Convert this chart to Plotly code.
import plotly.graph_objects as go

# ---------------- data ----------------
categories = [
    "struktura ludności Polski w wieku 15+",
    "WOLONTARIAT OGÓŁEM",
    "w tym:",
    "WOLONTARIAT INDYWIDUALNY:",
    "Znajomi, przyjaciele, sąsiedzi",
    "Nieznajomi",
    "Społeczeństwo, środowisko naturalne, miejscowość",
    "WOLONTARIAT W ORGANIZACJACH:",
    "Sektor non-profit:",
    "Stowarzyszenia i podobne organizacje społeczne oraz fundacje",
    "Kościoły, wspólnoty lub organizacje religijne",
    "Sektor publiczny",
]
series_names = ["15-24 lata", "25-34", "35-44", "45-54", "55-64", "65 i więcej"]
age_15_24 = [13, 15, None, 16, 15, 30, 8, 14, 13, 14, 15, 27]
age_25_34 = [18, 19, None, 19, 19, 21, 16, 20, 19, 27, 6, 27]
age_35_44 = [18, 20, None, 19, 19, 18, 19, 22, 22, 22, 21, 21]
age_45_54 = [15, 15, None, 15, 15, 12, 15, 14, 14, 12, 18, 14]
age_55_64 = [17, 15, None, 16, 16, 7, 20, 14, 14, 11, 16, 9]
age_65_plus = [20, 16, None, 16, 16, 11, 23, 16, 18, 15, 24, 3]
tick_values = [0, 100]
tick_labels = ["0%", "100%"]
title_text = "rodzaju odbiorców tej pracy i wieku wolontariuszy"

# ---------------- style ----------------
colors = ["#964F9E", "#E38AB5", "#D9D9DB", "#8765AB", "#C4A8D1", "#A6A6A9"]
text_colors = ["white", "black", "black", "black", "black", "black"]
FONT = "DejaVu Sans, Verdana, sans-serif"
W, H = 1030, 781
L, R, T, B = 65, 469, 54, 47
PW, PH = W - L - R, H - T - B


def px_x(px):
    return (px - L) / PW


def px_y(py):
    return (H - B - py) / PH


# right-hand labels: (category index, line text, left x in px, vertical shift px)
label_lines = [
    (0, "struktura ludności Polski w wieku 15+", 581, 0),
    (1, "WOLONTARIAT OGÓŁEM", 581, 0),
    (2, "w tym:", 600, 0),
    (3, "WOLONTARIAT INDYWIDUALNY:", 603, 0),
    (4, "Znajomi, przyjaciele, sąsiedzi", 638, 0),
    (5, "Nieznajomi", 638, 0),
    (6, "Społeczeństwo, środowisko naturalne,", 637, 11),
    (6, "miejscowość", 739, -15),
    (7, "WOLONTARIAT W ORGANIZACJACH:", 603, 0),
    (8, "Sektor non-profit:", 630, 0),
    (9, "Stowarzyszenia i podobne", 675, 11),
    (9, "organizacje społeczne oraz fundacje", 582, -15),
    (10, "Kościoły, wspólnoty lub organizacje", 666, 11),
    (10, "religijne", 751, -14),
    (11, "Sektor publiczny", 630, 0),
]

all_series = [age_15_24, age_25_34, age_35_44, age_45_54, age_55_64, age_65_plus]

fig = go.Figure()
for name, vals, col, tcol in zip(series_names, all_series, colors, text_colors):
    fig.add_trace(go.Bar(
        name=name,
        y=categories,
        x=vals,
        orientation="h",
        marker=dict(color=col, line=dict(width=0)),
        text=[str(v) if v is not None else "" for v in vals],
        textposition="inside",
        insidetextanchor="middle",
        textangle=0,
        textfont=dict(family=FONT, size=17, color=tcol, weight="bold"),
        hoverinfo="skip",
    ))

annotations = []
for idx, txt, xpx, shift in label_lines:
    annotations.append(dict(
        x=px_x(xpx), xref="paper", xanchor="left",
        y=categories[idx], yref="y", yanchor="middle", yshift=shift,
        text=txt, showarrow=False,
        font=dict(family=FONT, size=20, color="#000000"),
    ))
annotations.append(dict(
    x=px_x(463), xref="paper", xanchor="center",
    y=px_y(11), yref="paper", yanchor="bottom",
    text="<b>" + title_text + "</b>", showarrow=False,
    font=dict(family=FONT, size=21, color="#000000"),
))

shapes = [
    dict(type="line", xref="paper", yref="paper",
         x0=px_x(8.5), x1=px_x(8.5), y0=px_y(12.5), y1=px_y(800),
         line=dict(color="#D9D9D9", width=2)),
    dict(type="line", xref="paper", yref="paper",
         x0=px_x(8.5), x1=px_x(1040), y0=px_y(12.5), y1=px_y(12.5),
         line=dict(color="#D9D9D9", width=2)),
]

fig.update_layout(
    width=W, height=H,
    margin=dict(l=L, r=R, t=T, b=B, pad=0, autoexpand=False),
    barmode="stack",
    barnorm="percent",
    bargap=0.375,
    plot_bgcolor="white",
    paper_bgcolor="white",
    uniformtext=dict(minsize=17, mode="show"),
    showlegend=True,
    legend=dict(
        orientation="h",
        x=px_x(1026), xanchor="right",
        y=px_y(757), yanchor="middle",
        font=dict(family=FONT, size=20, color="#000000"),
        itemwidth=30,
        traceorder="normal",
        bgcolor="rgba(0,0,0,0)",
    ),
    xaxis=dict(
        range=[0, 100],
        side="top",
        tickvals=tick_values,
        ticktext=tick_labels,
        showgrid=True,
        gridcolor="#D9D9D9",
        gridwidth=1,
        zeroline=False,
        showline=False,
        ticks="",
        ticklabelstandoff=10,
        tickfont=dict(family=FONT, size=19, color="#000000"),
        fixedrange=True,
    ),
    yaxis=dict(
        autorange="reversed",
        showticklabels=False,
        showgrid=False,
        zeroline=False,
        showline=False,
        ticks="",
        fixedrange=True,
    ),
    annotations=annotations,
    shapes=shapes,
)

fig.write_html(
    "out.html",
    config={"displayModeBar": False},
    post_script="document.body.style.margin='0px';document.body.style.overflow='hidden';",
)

• [AIM] Everything from the first line of the material through the line containing "import plotly.graph_objects as go" is to be printed exactly; lines after that are to be left out.

• [ANSWER IN FULL]
Convert this chart to Plotly code.
import plotly.graph_objects as go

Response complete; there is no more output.